Reproduce exactly the lines below, from the first through the one containing "YAxis, ErrorBar, ReferenceLine", and nothing more.
*** Dataset excerpt ***
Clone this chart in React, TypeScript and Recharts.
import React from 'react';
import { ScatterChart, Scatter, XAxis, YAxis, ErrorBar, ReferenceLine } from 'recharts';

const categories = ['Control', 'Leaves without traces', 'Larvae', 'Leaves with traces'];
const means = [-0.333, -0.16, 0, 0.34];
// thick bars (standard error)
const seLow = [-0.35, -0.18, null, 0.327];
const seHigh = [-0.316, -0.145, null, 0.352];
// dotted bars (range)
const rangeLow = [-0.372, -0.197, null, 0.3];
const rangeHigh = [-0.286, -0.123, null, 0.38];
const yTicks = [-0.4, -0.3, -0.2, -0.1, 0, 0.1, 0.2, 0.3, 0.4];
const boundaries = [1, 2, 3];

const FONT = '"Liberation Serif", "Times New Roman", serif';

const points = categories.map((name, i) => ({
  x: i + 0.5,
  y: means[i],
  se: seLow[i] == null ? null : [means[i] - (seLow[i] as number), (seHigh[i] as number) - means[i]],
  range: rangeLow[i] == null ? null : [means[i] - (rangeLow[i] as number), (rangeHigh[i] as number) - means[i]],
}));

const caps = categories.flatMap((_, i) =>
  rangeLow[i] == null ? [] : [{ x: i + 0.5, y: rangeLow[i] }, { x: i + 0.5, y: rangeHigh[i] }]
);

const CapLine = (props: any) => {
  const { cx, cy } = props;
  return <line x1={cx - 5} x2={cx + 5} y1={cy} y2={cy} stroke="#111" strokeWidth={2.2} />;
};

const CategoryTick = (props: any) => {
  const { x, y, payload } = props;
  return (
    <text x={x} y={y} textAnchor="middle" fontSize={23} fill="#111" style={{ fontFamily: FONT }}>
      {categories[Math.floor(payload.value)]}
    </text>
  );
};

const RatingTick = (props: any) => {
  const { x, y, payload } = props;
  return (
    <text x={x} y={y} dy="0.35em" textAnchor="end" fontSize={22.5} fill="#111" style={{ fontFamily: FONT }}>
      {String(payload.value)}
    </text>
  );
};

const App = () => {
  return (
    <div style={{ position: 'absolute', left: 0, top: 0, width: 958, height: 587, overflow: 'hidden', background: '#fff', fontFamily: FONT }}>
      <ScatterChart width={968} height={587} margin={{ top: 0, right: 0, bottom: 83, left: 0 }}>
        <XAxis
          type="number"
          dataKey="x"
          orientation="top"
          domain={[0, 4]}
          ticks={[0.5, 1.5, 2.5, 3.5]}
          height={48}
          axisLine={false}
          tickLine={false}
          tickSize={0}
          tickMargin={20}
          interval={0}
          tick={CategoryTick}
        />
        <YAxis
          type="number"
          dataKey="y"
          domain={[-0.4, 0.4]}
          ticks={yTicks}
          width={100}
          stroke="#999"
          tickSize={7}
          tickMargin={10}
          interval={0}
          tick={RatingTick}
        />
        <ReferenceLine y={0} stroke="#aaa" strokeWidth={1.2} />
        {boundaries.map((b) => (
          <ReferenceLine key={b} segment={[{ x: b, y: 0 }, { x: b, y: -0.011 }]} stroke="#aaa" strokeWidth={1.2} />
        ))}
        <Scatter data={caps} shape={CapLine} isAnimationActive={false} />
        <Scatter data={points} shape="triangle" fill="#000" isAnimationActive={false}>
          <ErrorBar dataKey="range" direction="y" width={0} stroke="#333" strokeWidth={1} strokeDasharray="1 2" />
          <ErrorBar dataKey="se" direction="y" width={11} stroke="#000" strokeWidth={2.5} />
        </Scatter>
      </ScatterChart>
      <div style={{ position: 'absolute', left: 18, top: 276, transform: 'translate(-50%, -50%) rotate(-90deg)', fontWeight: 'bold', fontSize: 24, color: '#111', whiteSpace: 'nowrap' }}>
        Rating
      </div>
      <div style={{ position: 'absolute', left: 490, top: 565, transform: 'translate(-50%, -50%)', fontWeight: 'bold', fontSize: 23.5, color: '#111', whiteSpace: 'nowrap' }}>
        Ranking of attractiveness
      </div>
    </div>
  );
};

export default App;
***
◆ Output:
Clone this chart in React, TypeScript and Recharts.
import React from 'react';
import { ScatterChart, Scatter, XAxis, YAxis, ErrorBar, ReferenceLine } from 'recharts';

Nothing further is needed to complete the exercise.